The event in Dobbs Ferry is held every year by the Gilda’s Club of Westchester, an organization that offers free social work and support for those who are impacted by cancer.  Stacey Zanomi, a social worker at Gilda’s Club and the co-coordinator of the event, said the music-filled afternoon is a key fundraiser for the club.

“All of the money raised goes directly to our support groups and programs,” Zanomi said, who added that the event raises around $2,000 each year through ticket sales and concessions.  “So it’s a great cause and the show is great.”

This year, the schools that participated were A cappella groups from Westlake High School, Rye Country Day School, Bronxville High School, Scarsdale High School and multiple others.  Each group was given six minutes on stage to perform two songs of their choice.  The songs included cover versions of music by artists such as The Jackson Five, Kansas and Lupe Fiasco. 

In addition to the high school performers, the event is run by high school students in the Gilda’s Club’s youth committee.  The goal of youth committee members is to spread awareness about cancer and the Gilda’s Club of Westchester to the members of their high school and community. In total, 15 high schools around Westchester are represented by volunteer workers in the committee and the A Cappella Extravaganza is their big event each year. 

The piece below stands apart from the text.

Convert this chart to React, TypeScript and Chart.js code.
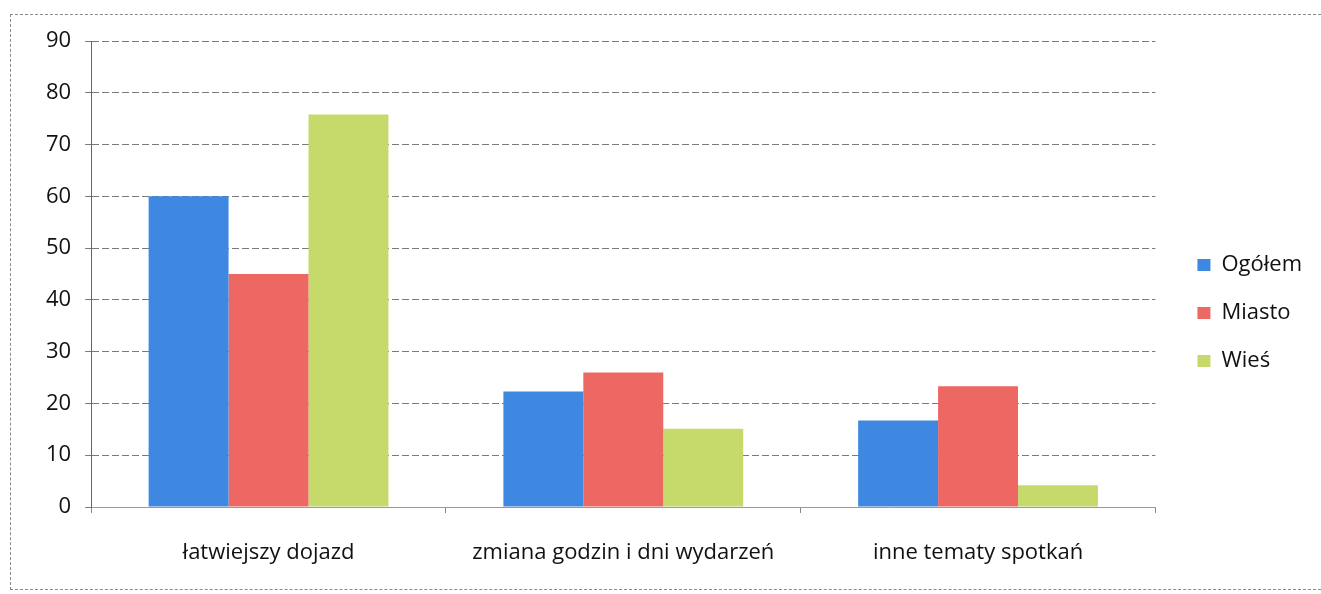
import React, { useEffect, useRef } from "react";
import { Chart, registerables } from "chart.js";

Chart.register(...registerables);

const categories = ["łatwiejszy dojazd", "zmiana godzin i dni wydarzeń", "inne tematy spotkań"];
const ogolem = [60, 22.3, 16.7];
const miasto = [45, 26, 23.3];
const wies = [75.8, 15.1, 4.2];
const seriesNames = ["Ogółem", "Miasto", "Wieś"];
const seriesColors = ["#3f88e2", "#ee6863", "#c6da6c"];

export default function App() {
  const ref = useRef<HTMLCanvasElement | null>(null);
  useEffect(() => {
    if (!ref.current) return;
    const font = { family: "Open Sans", size: 22 };
    const chart = new Chart(ref.current, {
      type: "bar",
      data: {
        labels: categories,
        datasets: [ogolem, miasto, wies].map((d, i) => ({
          label: seriesNames[i],
          data: d,
          backgroundColor: seriesColors[i],
          borderWidth: 0,
          barPercentage: 1,
          categoryPercentage: 0.676,
          yAxisID: "y",
        })),
      },
      options: {
        animation: false,
        responsive: false,
        maintainAspectRatio: false,
        layout: { padding: { left: 23, top: 32, right: 0, bottom: 0 } },
        plugins: {
          tooltip: { enabled: false },
          legend: {
            position: "right",
            maxWidth: 141,
            labels: {
              boxWidth: 13,
              boxHeight: 12,
              padding: 26,
              color: "#111",
              font,
            },
          },
        },
        scales: {
          x: {
            grid: {
              offset: true,
              drawOnChartArea: false,
              drawTicks: true,
              tickLength: 6,
              color: "#888",
            },
            border: { color: "#999", width: 1 },
            ticks: { color: "#111", font, padding: 27 },
            afterFit: (scale: any) => {
              scale.height = 78;
            },
          },
          y: {
            min: 0,
            max: 90,
            ticks: { stepSize: 10, color: "#111", font, padding: 14 },
            grid: { color: "#7a7a7a", tickLength: 6, lineWidth: 1 },
            border: { color: "#666", width: 1, dash: [7, 3] },
          },
          yR: {
            type: "linear",
            position: "right",
            display: true,
            grid: { display: false },
            border: { display: false },
            ticks: { display: false },
            afterFit: (scale: any) => {
              scale.width = 16;
            },
          },
        },
      },
    });
    return () => chart.destroy();
  }, []);
  return (
    <div style={{ width: 1305, height: 578, position: "relative" }}>
      <div
        style={{
          position: "fixed",
          left: 10,
          top: 14,
          width: 1311,
          height: 576,
          borderTop: "1px dashed #8a8a8a",
          borderLeft: "1px dashed #8a8a8a",
          borderBottom: "1px dashed #8a8a8a",
          boxSizing: "border-box",
          pointerEvents: "none",
        }}
      />
      <div style={{ position: "absolute", left: 1, top: 1 }}>
        <canvas ref={ref} width={1303} height={576} />
      </div>
    </div>
  );
}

“Most of the youth committee members that help us put this event together and run it have been touched in some way by cancer,” Zanomi said.  “So this is their way of giving back.”

On Sunday, it was Amanda Peglise’s job to keep members around the auditorium and backstage as quiet as possible.  Due to the nature of the show in which the performers use their voices to imitate instruments without the direct use of a microphone, silence is key. 

“It’s important that the people are able to hear the performance so it’s really important that the people around aren’t loud or restless,” said Peglise, a student at the Good Counsel Academy in White Plains. 

As for the musical performances, Zanomi couldn’t pick just one song that was her favorite.

“I think they’ve all been really great,” she said.